───── Data extract ─────
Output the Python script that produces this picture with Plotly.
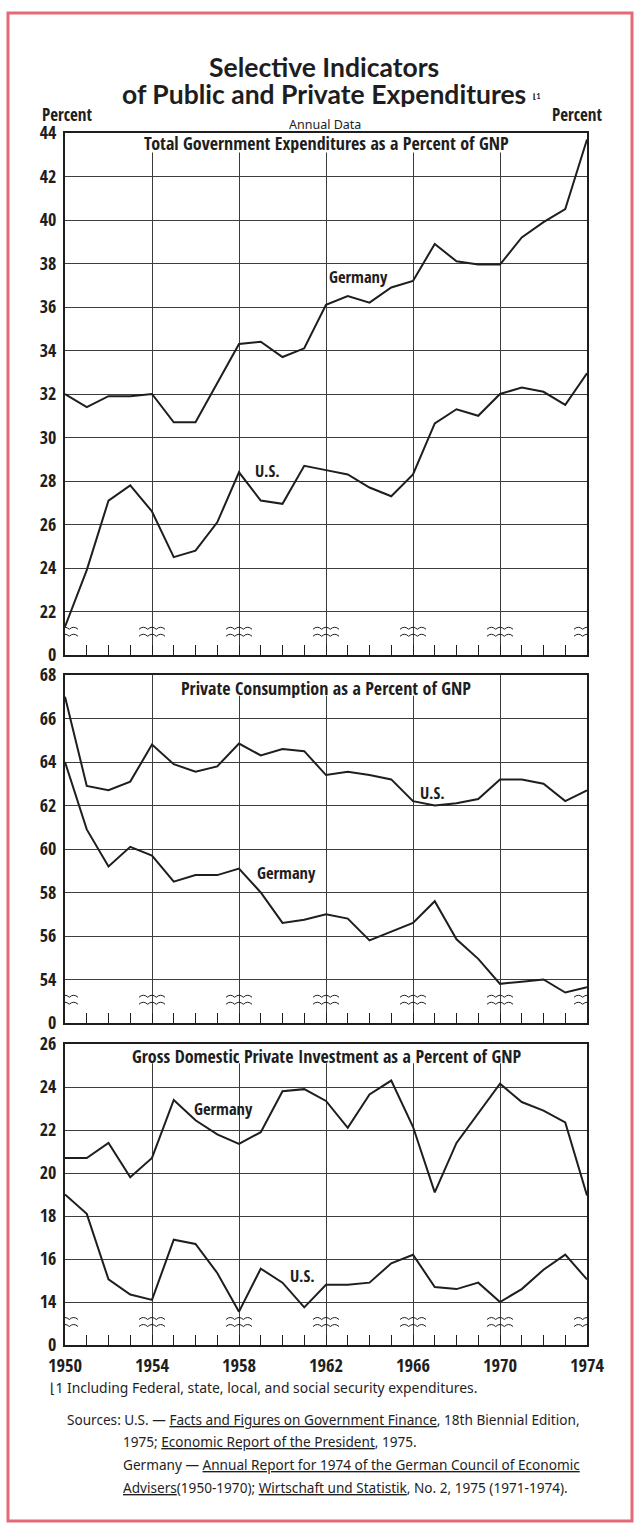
import plotly.graph_objects as go

# ---------------- data ----------------
years = list(range(1950, 1975))

gov_germany = [32.0, 31.4, 31.9, 31.9, 32.0, 30.7, 30.7, 32.5, 34.3, 34.4, 33.7, 34.1, 36.1,
               36.5, 36.2, 36.9, 37.2, 38.9, 38.1, 37.95, 37.95, 39.2, 39.9, 40.5, 43.7]
gov_us = [21.3, 23.9, 27.1, 27.8, 26.6, 24.5, 24.8, 26.1, 28.4, 27.1, 26.95, 28.7, 28.5,
          28.3, 27.7, 27.3, 28.3, 30.65, 31.3, 31.0, 32.0, 32.3, 32.1, 31.5, 32.95]

cons_us = [67.0, 62.9, 62.7, 63.1, 64.8, 63.9, 63.55, 63.8, 64.85, 64.3, 64.6, 64.5, 63.4,
           63.55, 63.4, 63.2, 62.2, 62.0, 62.1, 62.3, 63.2, 63.2, 63.0, 62.2, 62.7]
cons_germany = [64.0, 60.9, 59.2, 60.1, 59.7, 58.5, 58.8, 58.8, 59.1, 58.0, 56.6, 56.75, 57.0,
                56.8, 55.8, 56.2, 56.6, 57.6, 55.85, 54.95, 53.8, 53.9, 54.0, 53.4, 53.65]

inv_germany = [20.7, 20.7, 21.4, 19.8, 20.7, 23.4, 22.45, 21.8, 21.35, 21.9, 23.8, 23.9, 23.35,
               22.1, 23.65, 24.3, 22.15, 19.1, 21.4, 22.8, 24.15, 23.3, 22.9, 22.35, 18.95]
inv_us = [19.0, 18.1, 15.05, 14.35, 14.1, 16.9, 16.7, 15.35, 13.55, 15.55, 14.9, 13.75, 14.8,
          14.8, 14.9, 15.8, 16.2, 14.7, 14.6, 14.9, 14.0, 14.6, 15.5, 16.2, 15.05]

top_ticks = list(range(20, 45, 2))
top_text = ["0"] + [str(v) for v in range(22, 45, 2)]
mid_ticks = list(range(52, 69, 2))
mid_text = ["0"] + [str(v) for v in range(54, 69, 2)]
bot_ticks = list(range(12, 27, 2))
bot_text = ["0"] + [str(v) for v in range(14, 27, 2)]
year_ticks = list(range(1950, 1975, 4))

panel_titles = ["Total Government Expenditures as a Percent of GNP",
                "Private Consumption as a Percent of GNP",
                "Gross Domestic Private Investment as a Percent of GNP"]

# ---------------- layout helpers ----------------
W, H = 640, 1524
L, R = 65, 53
PW = W - L - R


def px(x):
    return (x - L) / PW


def py(y):
    return 1 - y / H


COND = "'Liberation Sans Narrow', 'Open Sans Condensed', 'DejaVu Sans Condensed', 'Arial Narrow', sans-serif"
GEO = "Lato, 'Noto Sans', 'DejaVu Sans', sans-serif"
TXT = "'Noto Sans', 'Open Sans', 'DejaVu Sans', sans-serif"
INK = "#1e1e1e"
GRID = "#3c3c3c"

panels = [  # (top px, bottom px, range, tickvals, ticktext)
    (133, 655, [20, 44], top_ticks, top_text),
    (675, 1023, [52, 68], mid_ticks, mid_text),
    (1044, 1345, [12, 26], bot_ticks, bot_text),
]

fig = go.Figure()

series = [
    (1, gov_germany), (1, gov_us),
    (2, cons_us), (2, cons_germany),
    (3, inv_germany), (3, inv_us),
]
for i, ys in series:
    fig.add_trace(go.Scatter(
        x=years, y=ys, mode="lines",
        line=dict(color=INK, width=2),
        xaxis="x" if i == 1 else f"x{i}",
        yaxis="y" if i == 1 else f"y{i}",
        showlegend=False, hoverinfo="skip"))

layout = dict(
    width=W, height=H,
    margin=dict(l=L, r=R, t=0, b=0, autoexpand=False),
    paper_bgcolor="white", plot_bgcolor="white",
    showlegend=False,
)

tickfont = dict(family=COND, size=18, color=INK, weight="bold")

for i, (t, b, rng, tv, tt) in enumerate(panels, start=1):
    suf = "" if i == 1 else str(i)
    dom = [py(b), py(t)]
    layout[f"xaxis{suf}"] = dict(
        domain=[0, 1], range=[1950, 1974], anchor=f"y{suf}",
        tickmode="linear", tick0=1950, dtick=4,
        showticklabels=(i == 3), tickfont=dict(family=COND, size=18.5, color=INK, weight="bold"),
        ticklabelstandoff=3,
        ticks="inside", ticklen=10, tickwidth=1, tickcolor=INK,
        minor=dict(dtick=1, tick0=1950, ticks="inside", ticklen=10, tickwidth=1,
                   tickcolor=INK, showgrid=False),
        showgrid=True, gridcolor=GRID, gridwidth=1,
        showline=True, mirror=True, linecolor=INK, linewidth=2.2,
        zeroline=False, fixedrange=True, automargin=False,
    )
    layout[f"yaxis{suf}"] = dict(
        domain=dom, range=rng, anchor=f"x{suf}",
        tickmode="array", tickvals=tv, ticktext=tt, tickfont=tickfont,
        ticks="", ticklabelstandoff=3,
        showgrid=True, gridcolor=GRID, gridwidth=1,
        showline=True, mirror=True, linecolor=INK, linewidth=2.2,
        zeroline=False, fixedrange=True, automargin=False,
    )
    layout[f"yaxis{i + 3}"] = dict(
        overlaying=f"y{suf}", side="right", anchor=f"x{suf}", range=rng,
        tickmode="array", tickvals=tv, ticktext=tt, tickfont=tickfont,
        ticks="", ticklabelstandoff=3,
        showgrid=False, showline=False, zeroline=False, fixedrange=True, automargin=False,
    )

fig.update_layout(**layout)

# ---------- masks behind panel titles (hide vertical grid) ----------
masks = [(1953.4, 1970.7, 44, 43.1), (1955.0, 1969.0, 68, 67.05), (1952.6, 1971.5, 26, 25.1)]
for i, (x0, x1, y1, y0) in enumerate(masks, start=1):
    suf = "" if i == 1 else str(i)
    fig.add_shape(type="rect", xref=f"x{suf}", yref=f"y{suf}", x0=x0, x1=x1, y0=y0, y1=y1,
                  fillcolor="white", line=dict(width=0), layer="between")

# ---------- axis break symbols ----------
wave = ("M-13,4 Q-8.7,8 -4.3,4 Q0,8 4.3,4 Q8.7,8 13,4 "
        "M-13,-3 Q-8.7,1 -4.3,-3 Q0,1 4.3,-3 Q8.7,1 13,-3")
break_levels = [21.0, 53.0, 13.0]
for i, lvl in enumerate(break_levels, start=1):
    suf = "" if i == 1 else str(i)
    for yr in year_ticks:
        fig.add_shape(type="path", xref=f"x{suf}", yref=f"y{suf}",
                      xsizemode="pixel", ysizemode="pixel", xanchor=yr, yanchor=lvl,
                      path=wave, line=dict(color=INK, width=1), fillcolor="rgba(0,0,0,0)",
                      layer="above")

# ---------- red frame ----------
fig.add_shape(type="rect", xref="paper", yref="paper",
              x0=px(8), x1=px(632), y0=py(1521), y1=py(13),
              line=dict(color="#e46a78", width=3), fillcolor="rgba(0,0,0,0)", layer="below")

ann = []


def A(text, x, y, size, family=COND, xanchor="center", yanchor="middle", bold=True, **kw):
    ann.append(dict(text=text, x=px(x), y=py(y), xref="paper", yref="paper",
                    xanchor=xanchor, yanchor=yanchor, showarrow=False,
                    font=dict(family=family, size=size, color=INK, weight="bold" if bold else "normal"),
                    **kw))


# titles
A("Selective Indicators", 324, 66, 26.5, family=GEO, height=27)
A("of Public and Private Expenditures <span style='font-size:11px'><sup>⌊1</sup></span>", 331, 94, 26.5,
  family=GEO, height=27)
A("Annual Data", 325, 124, 12.5, family=TXT, bold=False, height=14)
A("Percent", 40, 115, 17, xanchor="left", height=15)
A("Percent", 604, 115, 17, xanchor="right", height=15)

panel_y = [142, 687, 1055]
for t, yy in zip(panel_titles, panel_y):
    A(t, 326, yy, 18, height=21)

# series labels (data coordinates)
labels = [("Germany", 1963.5, 37.4, ""), ("U.S.", 1959.3, 28.5, ""),
          ("U.S.", 1966.9, 62.6, "2"), ("Germany", 1960.2, 58.9, "2"),
          ("Germany", 1957.3, 23.0, "3"), ("U.S.", 1960.9, 15.25, "3")]
for txt, xx, yy, suf in labels:
    ann.append(dict(text=txt, x=xx, y=yy, xref=f"x{suf}", yref=f"y{suf}", showarrow=False,
                    font=dict(family=COND, size=16.5, color=INK, weight="bold")))

# footnote & sources
A("⌊1 Including Federal, state, local, and social security expenditures.", 48, 1387, 13.9,
  family=TXT, xanchor="left", bold=False)
A("Sources: U.S. — <u>Facts and Figures on Government Finance</u>, 18th Biennial Edition,",
  65, 1419, 13.6, family=TXT, xanchor="left", bold=False)
A("1975; <u>Economic Report of the President</u>, 1975.", 121, 1441, 13.6, family=TXT,
  xanchor="left", bold=False)
A("Germany — <u>Annual Report for 1974 of the German Council of Economic</u>", 121, 1464, 13.6,
  family=TXT, xanchor="left", bold=False)
A("<u>Advisers</u>(1950-1970); <u>Wirtschaft und Statistik</u>, No. 2, 1975 (1971-1974).", 121, 1487,
  13.6, family=TXT, xanchor="left", bold=False)

fig.update_layout(annotations=ann)

fig.write_html("out.html", config={"displayModeBar": False},
               post_script="document.body.style.margin='0px';")
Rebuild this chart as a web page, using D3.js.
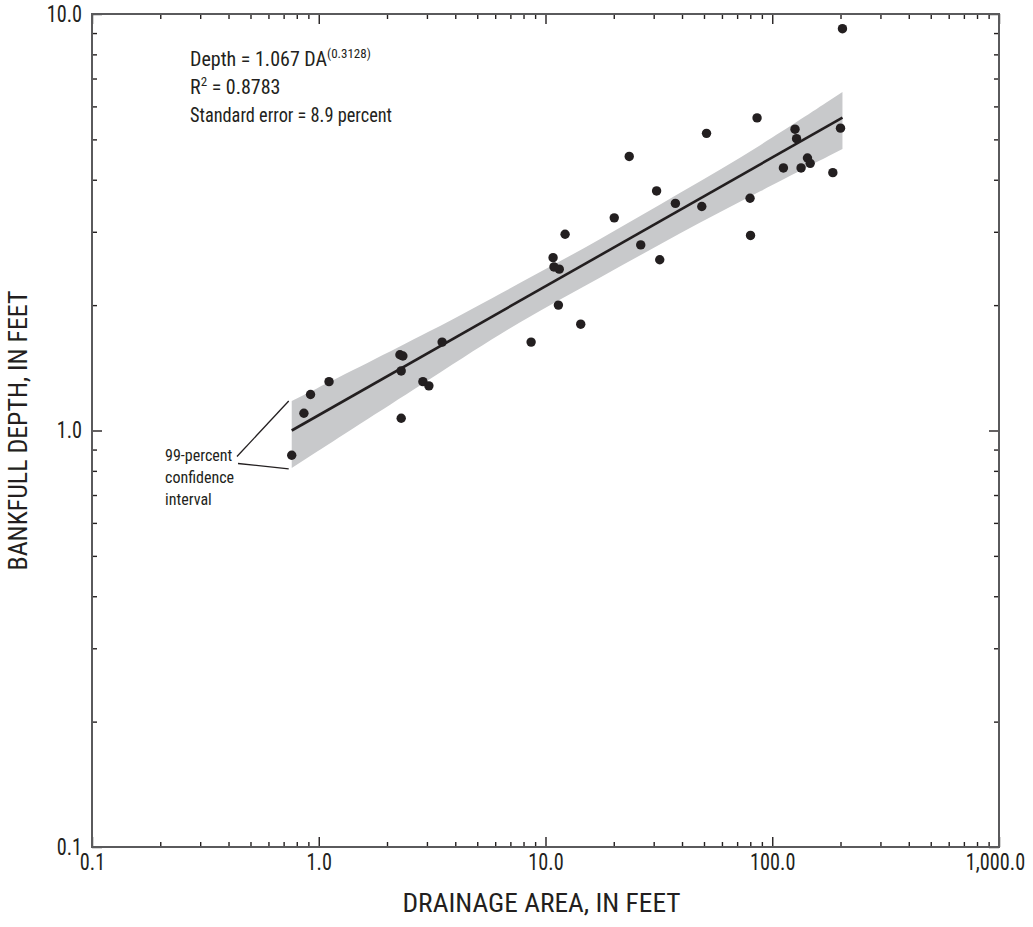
─────
**Exercise aim**
Only the lines from the start of the entries above to the line containing "years = list(range(1950, 1975))" are to be given again, exactly and with both ends included; pictures are excluded.

**Problem solution**
Output the Python script that produces this picture with Plotly.
import plotly.graph_objects as go

# ---------------- data ----------------
years = list(range(1950, 1975))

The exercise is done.